Using these insights, Tylenol adjusted its marketing and SEO strategy to incorporate this target group. The company created content designed for knitters and focus-heavy hobbies. It then reported increased website traffic.
Social media listening case studies: Fitbit
As a much newer company in the rapidly growing wearable technology space, Fitbit relies on social media for everything from customer complaints to feature requests. The company uses social listening to monitor customer sentiment and guide product development.
As director of community Allison Leahy states, “Customer experience is really paramount to everything we do here.”
To provide customer care, Fitbit monitors social media channels closely. The company aims to respond to customer questions and complaints quickly, with the goal of creating delight and inspiring loyalty.
With a comprehensive social listening approach, the company can also identify emerging problems and gather data to improve troubleshooting. Then the organization provides insights to product teams to consider for future releases.
For example, Fitbit’s Reminders to Move feature was inspired by customer requests. At regular intervals, this feature generates a notification reminding users to be active, helping them accumulate more steps throughout the day.

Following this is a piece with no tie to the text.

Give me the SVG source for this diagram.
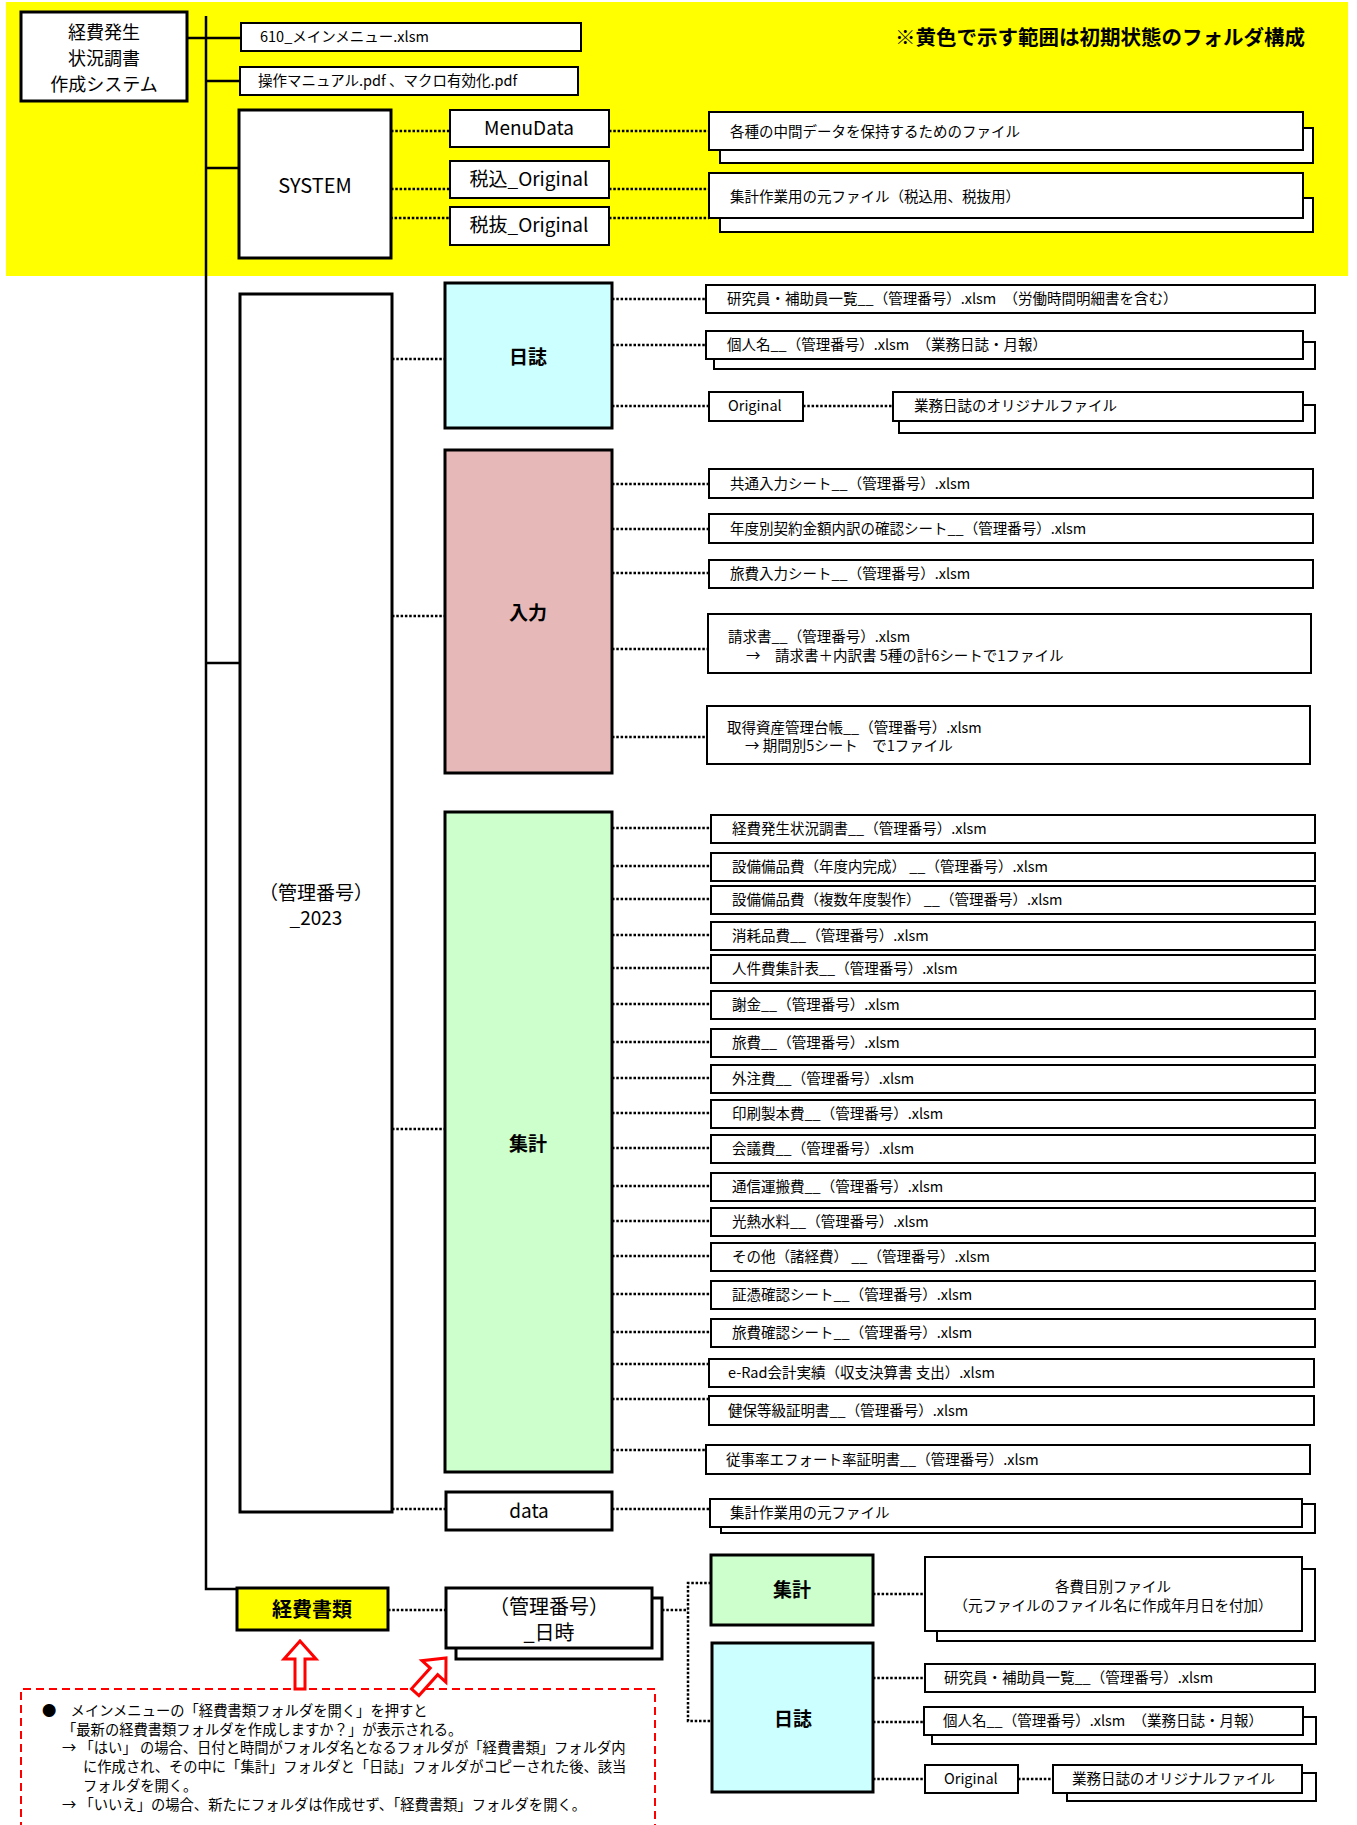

Social media listening case studies: Southwest Airlines
As one of the top three busiest airlines in the United States, Southwest Airlines easily receives thousands of social media mentions on a typical day. From questions about flights and products to complaints about delays and ticketing issues, the company has to process a wide range of customer interactions.
To manage all this data, Southwest has designated a Listening Center for social listening. Here, team members monitor real-time mentions using a color-coded system differentiating positive and negative posts and tweets.
Since the social listening team is tasked with providing customer support, team members aim to address negative mentions as efficiently as possible. In fact, Southwest has set a goal to respond to any inquiry in just 15 minutes.
To build relationships with customers, Southwest relies on brand monitoring tools that track past interactions. That way, team members know right away whether social media users have engaged with the brand before. That way they can use prior context to guide future conversations.